Les dernières années

En 1940, Anna Akhmatova a pu enfin publier un recueil de ses poèmes anciens, complétés par un sixième livre, Le Saule, qui comprend des vers contemporains du Requiem, mais dominés par le thème du souvenir : ils annoncent par là le Poème sans héros, qui sera l'œuvre majeure des dernières années. Commencée en décembre 1940, cette composition symphonique en trois parties sera achevée, pour l'essentiel, dès 1942. Cependant, Akhmatova ne pourra s'en séparer que vingt ans plus tard, après l'avoir plusieurs fois remaniée et lui avoir apporté de nombreuses additions. La partie centrale en est une Nouvelle pétersbourgeoise évoquant les personnages d'une aventure qui avait, en 1913, défrayé la chronique de la capitale : le suicide d'un jeune poète devant la porte d'une étoile de la société artistique et littéraire de Saint-Pétersbourg, une danseuse, amie de la poétesse, et, comme elle le dira, son « double ». Ce passé vieux de cinquante ans, ressuscité ici sous l'apparence fantastique d'une « arlequinade infernale », est chargé d'une double signification : il représente à la fois cette présence obsédante du passé dans le présent qui matérialise le temps et cette présence du présent dans le passé qui se nomme le destin.

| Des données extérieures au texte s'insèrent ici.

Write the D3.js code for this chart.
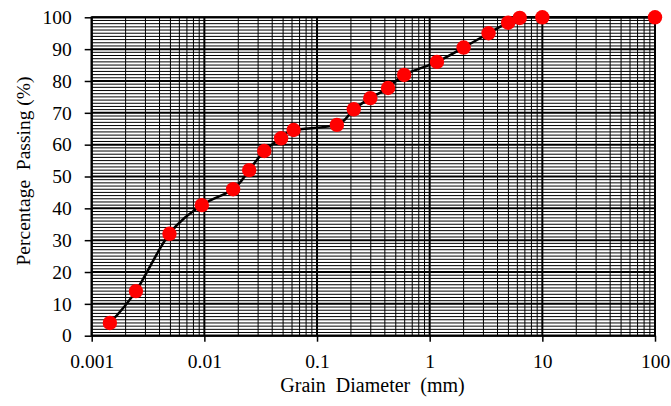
<!DOCTYPE html>
<html>
<head>
<meta charset="utf-8">
<script src="https://cdn.jsdelivr.net/npm/d3@7"></script>
<style>
  html, body { margin: 0; padding: 0; background: #fff; }
  svg text { font-family: 'Liberation Serif', 'DejaVu Serif', serif; }
</style>
</head>
<body>
<svg id="chart" width="671" height="406"></svg>
<script>
// ---- data ----
const grainDiameter = [0.00145, 0.00247, 0.0049, 0.0095, 0.018, 0.025, 0.034, 0.048, 0.062, 0.15, 0.212, 0.297, 0.427, 0.593, 1.16, 2.0, 3.33, 4.97, 6.3, 10, 100];
const percentPassing = [4, 14, 32, 41, 46, 52, 58, 62, 64.6, 66.2, 71.1, 74.6, 77.8, 81.9, 86, 90.5, 95, 98.3, 99.8, 100, 100];
const xTickValues = [0.001, 0.01, 0.1, 1, 10, 100];
const xTickLabels = ["0.001", "0.01", "0.1", "1", "10", "100"];
const yTickValues = [0, 10, 20, 30, 40, 50, 60, 70, 80, 90, 100];
const xTitle = "Grain\u00a0\u00a0Diameter\u00a0\u00a0(mm)";
const yTitle = "Percentage\u00a0\u00a0Passing (%)";

// ---- layout ----
const FONT = "'Liberation Serif', 'DejaVu Serif', serif";
const FS = "19.5px";
const svg = d3.select("#chart");
const L = 91.7, R = 655, T = 17.3, B = 335.7;
const x = d3.scaleLog().domain([0.001, 100]).range([L, R]);
const y = d3.scaleLinear().domain([0, 100]).range([B, T]);

const grid = svg.append("g");
for (let v = 1; v < 100; v++) {
  if (v % 10 === 0) continue;
  grid.append("line").attr("x1", L).attr("x2", R).attr("y1", y(v)).attr("y2", y(v))
    .attr("stroke", "#000").attr("stroke-width", 1);
}
for (let e = -3; e < 2; e++) {
  for (let k = 2; k <= 9; k++) {
    const v = k * Math.pow(10, e);
    grid.append("line").attr("x1", x(v)).attr("x2", x(v)).attr("y1", T).attr("y2", B)
      .attr("stroke", "#000").attr("stroke-width", 1);
  }
}
yTickValues.forEach(v => {
  grid.append("line").attr("x1", L).attr("x2", R).attr("y1", y(v)).attr("y2", y(v))
    .attr("stroke", "#000").attr("stroke-width", 2);
});
xTickValues.forEach(v => {
  grid.append("line").attr("x1", x(v)).attr("x2", x(v)).attr("y1", T).attr("y2", B)
    .attr("stroke", "#000").attr("stroke-width", 2);
});
svg.append("rect").attr("x", L).attr("y", T).attr("width", R - L).attr("height", B - T)
  .attr("fill", "none").attr("stroke", "#000").attr("stroke-width", 2);

const yAxis = svg.append("g").attr("transform", `translate(${L},0)`)
  .call(d3.axisLeft(y).tickValues(yTickValues).tickSize(7).tickPadding(13).tickFormat(d3.format("d")));
const xAxis = svg.append("g").attr("transform", `translate(0,${B})`)
  .call(d3.axisBottom(x).tickValues(xTickValues).tickSize(6).tickPadding(12)
    .tickFormat((d, i) => xTickLabels[i]));
[yAxis, xAxis].forEach(a => {
  a.attr("font-family", FONT).attr("font-size", FS);
  a.select(".domain").remove();
  a.selectAll(".tick line").attr("stroke", "#000").attr("stroke-width", 1.5);
  a.selectAll("text").attr("fill", "#000");
});

svg.append("text").attr("x", 372.5).attr("y", 392).attr("text-anchor", "middle")
  .attr("font-family", FONT).attr("font-size", "20px").attr("fill", "#000").text(xTitle);
svg.append("text").attr("transform", "translate(30,171) rotate(-90)").attr("text-anchor", "middle")
  .attr("font-family", FONT).attr("font-size", FS).attr("fill", "#000").text(yTitle);

const pts = grainDiameter.map((d, i) => [d, percentPassing[i]]);
const line = d3.line().x(d => x(d[0])).y(d => y(d[1])).curve(d3.curveCardinal.tension(0));
svg.append("path").datum(pts).attr("d", line).attr("fill", "none")
  .attr("stroke", "#000").attr("stroke-width", 2.5);
svg.append("g").selectAll("circle").data(pts).join("circle")
  .attr("cx", d => x(d[0])).attr("cy", d => y(d[1])).attr("r", 7.2).attr("fill", "#ff0000");
</script>
</body>
</html>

Ces deux thèmes, celui du temps comme absence et néant, celui de l'histoire comme destin et comme expiation, dominent désormais toute l'œuvre d'Akhmatova. Cependant, la poésie apparaît toujours, au terme de ce dialogue tragique avec un passé irrémédiable, comme une victoire sur le temps et un gage d'éternité : ce troisième thème, implicite dans la plupart des poèmes d'Akhmatova, est développé en particulier dans le cycle Les Secrets du métier (1936-1960).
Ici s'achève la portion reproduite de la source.